In the listing below, count the lines containing the string "using" and state only the number.
— START Data for this exercise —
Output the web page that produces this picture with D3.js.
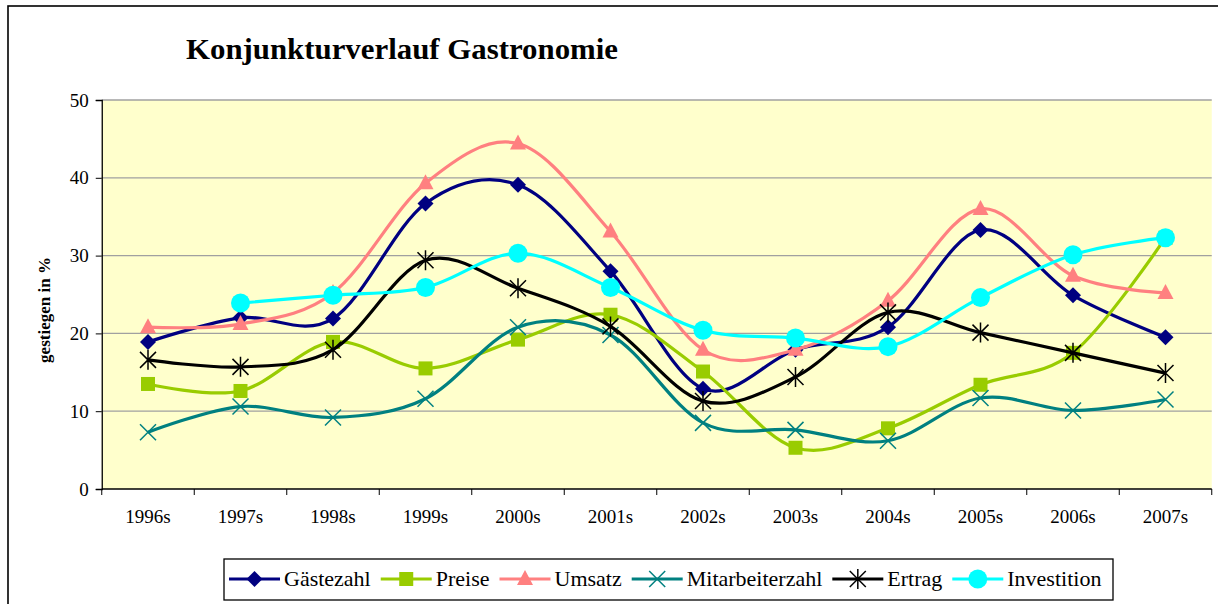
— END Data for this exercise —
— START Data for this exercise —
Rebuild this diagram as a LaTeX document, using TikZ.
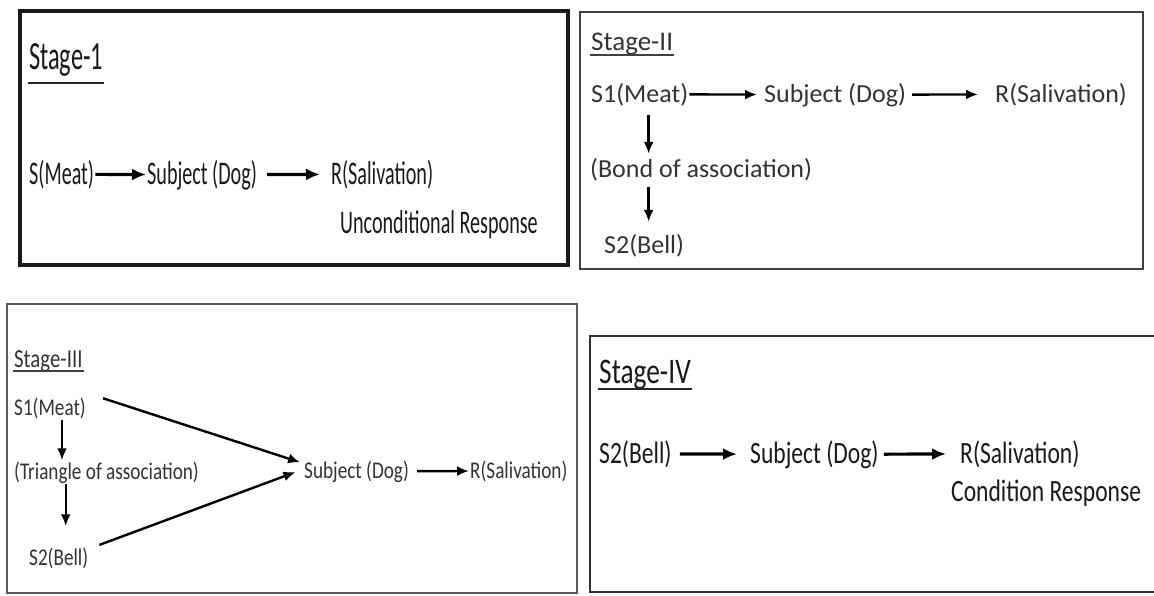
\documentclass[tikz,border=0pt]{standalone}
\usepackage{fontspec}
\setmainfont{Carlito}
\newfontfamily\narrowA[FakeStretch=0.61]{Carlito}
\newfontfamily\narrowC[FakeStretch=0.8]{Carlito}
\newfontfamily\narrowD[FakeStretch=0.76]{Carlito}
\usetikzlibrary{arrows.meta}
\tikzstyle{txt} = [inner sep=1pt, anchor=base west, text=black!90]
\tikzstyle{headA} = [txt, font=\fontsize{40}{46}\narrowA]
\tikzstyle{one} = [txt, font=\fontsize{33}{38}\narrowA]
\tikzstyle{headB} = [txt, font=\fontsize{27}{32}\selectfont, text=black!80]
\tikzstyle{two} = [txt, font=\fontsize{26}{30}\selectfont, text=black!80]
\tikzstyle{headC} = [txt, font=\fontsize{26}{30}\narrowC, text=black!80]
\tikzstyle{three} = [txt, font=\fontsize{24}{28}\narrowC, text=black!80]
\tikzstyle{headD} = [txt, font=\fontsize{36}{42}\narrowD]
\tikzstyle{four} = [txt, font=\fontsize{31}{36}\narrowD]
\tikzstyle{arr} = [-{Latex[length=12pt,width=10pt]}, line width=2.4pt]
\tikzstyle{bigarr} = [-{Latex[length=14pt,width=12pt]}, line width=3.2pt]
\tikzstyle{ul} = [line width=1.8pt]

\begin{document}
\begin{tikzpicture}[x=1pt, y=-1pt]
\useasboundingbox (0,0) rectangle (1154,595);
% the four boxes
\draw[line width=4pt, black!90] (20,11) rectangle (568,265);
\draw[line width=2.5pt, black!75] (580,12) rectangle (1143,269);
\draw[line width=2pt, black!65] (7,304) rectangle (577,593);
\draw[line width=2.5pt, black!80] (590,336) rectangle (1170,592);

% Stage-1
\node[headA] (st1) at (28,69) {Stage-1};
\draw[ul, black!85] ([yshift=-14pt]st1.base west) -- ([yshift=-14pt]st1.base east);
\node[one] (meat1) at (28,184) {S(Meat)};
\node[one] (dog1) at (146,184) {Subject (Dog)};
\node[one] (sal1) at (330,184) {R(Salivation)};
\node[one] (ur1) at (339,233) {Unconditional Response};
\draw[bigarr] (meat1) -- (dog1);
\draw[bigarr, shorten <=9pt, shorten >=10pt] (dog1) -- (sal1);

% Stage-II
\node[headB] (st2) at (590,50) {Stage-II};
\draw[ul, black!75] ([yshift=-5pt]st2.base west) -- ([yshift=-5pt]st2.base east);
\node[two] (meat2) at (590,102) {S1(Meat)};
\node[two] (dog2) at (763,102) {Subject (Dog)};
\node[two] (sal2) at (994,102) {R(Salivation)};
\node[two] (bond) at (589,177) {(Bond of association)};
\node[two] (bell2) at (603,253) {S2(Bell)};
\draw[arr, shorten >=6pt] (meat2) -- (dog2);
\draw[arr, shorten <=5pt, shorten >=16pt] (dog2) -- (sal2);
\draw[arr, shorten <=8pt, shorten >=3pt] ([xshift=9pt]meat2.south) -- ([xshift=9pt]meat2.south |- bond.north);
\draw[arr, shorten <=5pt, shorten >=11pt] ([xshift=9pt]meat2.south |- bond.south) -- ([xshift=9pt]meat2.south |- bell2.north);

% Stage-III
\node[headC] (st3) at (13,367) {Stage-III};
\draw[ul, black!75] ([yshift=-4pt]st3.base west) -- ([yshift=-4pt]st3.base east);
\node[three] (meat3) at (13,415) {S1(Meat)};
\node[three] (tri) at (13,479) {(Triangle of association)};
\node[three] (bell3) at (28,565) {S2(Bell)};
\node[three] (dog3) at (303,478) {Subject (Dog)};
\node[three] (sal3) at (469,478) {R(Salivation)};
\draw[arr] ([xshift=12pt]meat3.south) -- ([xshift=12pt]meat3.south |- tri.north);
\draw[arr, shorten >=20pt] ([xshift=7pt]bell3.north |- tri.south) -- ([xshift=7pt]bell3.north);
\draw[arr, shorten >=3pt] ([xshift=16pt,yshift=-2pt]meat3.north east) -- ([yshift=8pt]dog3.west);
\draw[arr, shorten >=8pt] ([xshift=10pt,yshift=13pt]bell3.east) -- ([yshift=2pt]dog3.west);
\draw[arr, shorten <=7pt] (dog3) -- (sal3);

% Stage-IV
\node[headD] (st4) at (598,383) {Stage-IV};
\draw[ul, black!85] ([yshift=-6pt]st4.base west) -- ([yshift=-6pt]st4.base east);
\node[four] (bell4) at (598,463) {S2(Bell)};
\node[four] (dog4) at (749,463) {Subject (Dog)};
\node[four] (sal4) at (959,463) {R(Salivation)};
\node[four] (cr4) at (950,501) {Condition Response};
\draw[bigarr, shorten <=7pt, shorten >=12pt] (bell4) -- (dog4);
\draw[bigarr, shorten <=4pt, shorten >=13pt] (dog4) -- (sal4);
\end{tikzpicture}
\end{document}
— END Data for this exercise —
— START Data for this exercise —
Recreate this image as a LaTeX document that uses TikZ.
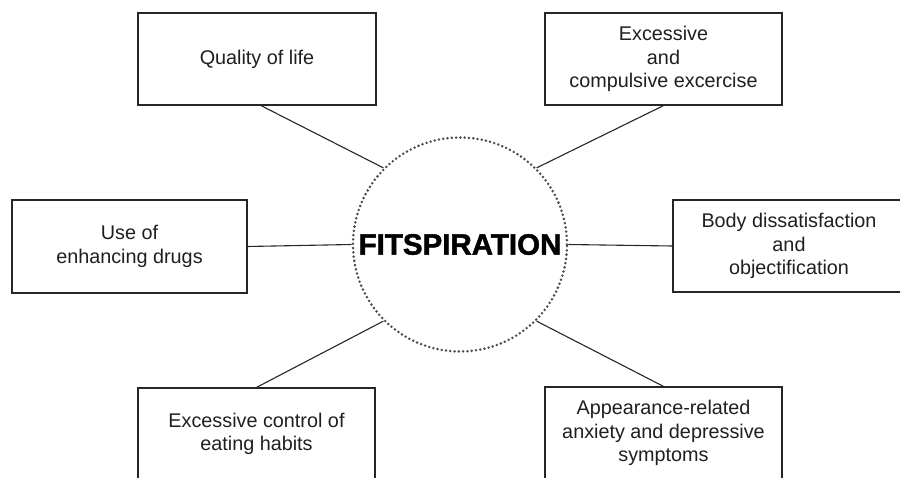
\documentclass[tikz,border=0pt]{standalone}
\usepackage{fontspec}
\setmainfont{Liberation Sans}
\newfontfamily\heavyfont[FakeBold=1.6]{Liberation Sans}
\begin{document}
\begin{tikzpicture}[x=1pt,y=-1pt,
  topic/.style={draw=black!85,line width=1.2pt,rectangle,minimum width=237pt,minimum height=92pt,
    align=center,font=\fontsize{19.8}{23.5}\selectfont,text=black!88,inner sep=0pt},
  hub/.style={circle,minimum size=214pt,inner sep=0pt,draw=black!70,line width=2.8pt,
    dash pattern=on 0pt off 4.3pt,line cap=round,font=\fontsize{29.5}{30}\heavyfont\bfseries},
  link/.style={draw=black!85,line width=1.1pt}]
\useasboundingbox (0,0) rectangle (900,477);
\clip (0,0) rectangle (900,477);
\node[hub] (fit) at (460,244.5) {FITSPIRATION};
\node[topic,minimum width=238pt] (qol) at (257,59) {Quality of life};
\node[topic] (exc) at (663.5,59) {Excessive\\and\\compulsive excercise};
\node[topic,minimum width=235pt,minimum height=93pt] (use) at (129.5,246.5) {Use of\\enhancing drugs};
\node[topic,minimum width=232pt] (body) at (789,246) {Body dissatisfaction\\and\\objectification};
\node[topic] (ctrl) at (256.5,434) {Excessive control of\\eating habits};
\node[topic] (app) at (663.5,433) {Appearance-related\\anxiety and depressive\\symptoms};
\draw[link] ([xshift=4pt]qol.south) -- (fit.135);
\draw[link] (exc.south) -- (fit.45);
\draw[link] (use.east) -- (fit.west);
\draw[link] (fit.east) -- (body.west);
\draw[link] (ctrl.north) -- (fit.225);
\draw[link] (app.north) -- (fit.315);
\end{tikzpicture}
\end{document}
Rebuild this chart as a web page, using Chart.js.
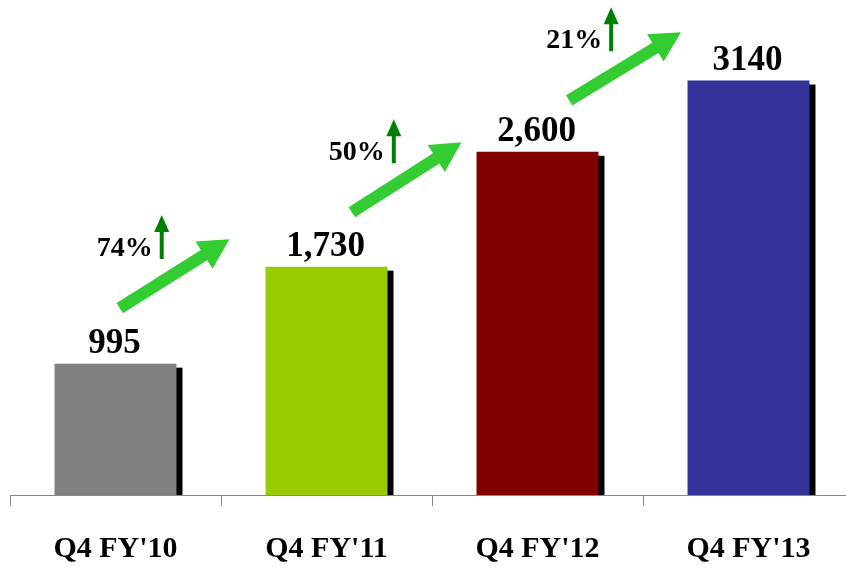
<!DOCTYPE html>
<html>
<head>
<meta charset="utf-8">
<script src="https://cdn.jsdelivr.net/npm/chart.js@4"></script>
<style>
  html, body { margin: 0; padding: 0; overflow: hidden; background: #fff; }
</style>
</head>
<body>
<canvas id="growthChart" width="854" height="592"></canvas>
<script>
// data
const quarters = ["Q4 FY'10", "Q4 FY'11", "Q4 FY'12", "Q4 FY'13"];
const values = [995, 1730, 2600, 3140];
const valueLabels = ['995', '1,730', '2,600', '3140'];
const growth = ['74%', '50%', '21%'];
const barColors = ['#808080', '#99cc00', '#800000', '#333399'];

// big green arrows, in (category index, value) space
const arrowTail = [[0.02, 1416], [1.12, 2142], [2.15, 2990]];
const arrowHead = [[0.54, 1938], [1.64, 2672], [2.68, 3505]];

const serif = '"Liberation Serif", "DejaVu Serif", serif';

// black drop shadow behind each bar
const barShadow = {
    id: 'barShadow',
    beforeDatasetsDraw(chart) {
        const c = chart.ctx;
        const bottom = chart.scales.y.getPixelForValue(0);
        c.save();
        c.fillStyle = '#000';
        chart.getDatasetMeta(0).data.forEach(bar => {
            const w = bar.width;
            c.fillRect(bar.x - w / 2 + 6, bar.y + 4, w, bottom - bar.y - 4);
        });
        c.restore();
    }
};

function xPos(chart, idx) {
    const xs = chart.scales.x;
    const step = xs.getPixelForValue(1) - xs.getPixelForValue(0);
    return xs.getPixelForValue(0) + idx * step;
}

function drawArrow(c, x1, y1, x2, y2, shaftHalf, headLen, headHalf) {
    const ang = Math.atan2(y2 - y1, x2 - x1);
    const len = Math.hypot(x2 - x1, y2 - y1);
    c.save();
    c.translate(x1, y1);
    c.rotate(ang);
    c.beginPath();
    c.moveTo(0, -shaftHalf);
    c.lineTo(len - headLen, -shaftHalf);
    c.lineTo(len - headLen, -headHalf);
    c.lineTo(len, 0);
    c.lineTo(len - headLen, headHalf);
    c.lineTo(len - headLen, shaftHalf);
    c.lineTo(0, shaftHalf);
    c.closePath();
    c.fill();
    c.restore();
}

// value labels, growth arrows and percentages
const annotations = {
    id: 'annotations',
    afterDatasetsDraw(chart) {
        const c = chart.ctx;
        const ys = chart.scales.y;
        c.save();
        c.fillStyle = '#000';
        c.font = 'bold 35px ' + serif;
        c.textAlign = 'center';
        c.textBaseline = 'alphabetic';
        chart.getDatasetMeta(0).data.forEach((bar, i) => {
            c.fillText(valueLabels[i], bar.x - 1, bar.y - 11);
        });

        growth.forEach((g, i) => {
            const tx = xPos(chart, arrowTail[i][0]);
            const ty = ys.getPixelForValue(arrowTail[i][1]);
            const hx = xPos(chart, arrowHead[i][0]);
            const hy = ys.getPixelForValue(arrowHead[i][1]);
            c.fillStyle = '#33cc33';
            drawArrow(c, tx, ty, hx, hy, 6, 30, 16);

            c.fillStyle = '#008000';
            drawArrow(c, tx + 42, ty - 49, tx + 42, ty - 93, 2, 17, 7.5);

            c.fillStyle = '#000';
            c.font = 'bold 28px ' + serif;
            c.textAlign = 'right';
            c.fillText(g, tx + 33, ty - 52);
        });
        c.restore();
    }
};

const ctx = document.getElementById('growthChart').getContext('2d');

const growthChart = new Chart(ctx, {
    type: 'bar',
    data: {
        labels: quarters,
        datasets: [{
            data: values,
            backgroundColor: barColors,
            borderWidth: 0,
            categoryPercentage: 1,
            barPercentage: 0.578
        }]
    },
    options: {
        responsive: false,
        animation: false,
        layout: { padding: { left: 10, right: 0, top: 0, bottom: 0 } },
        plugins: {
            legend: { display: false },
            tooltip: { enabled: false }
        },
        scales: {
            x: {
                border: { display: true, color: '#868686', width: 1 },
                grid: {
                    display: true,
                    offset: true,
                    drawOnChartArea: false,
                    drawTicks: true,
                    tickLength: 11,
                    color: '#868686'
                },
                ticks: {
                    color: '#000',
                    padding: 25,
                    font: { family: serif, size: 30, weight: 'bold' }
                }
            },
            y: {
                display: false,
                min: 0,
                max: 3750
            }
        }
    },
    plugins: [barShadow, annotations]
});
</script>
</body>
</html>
— END Data for this exercise —
## The output
2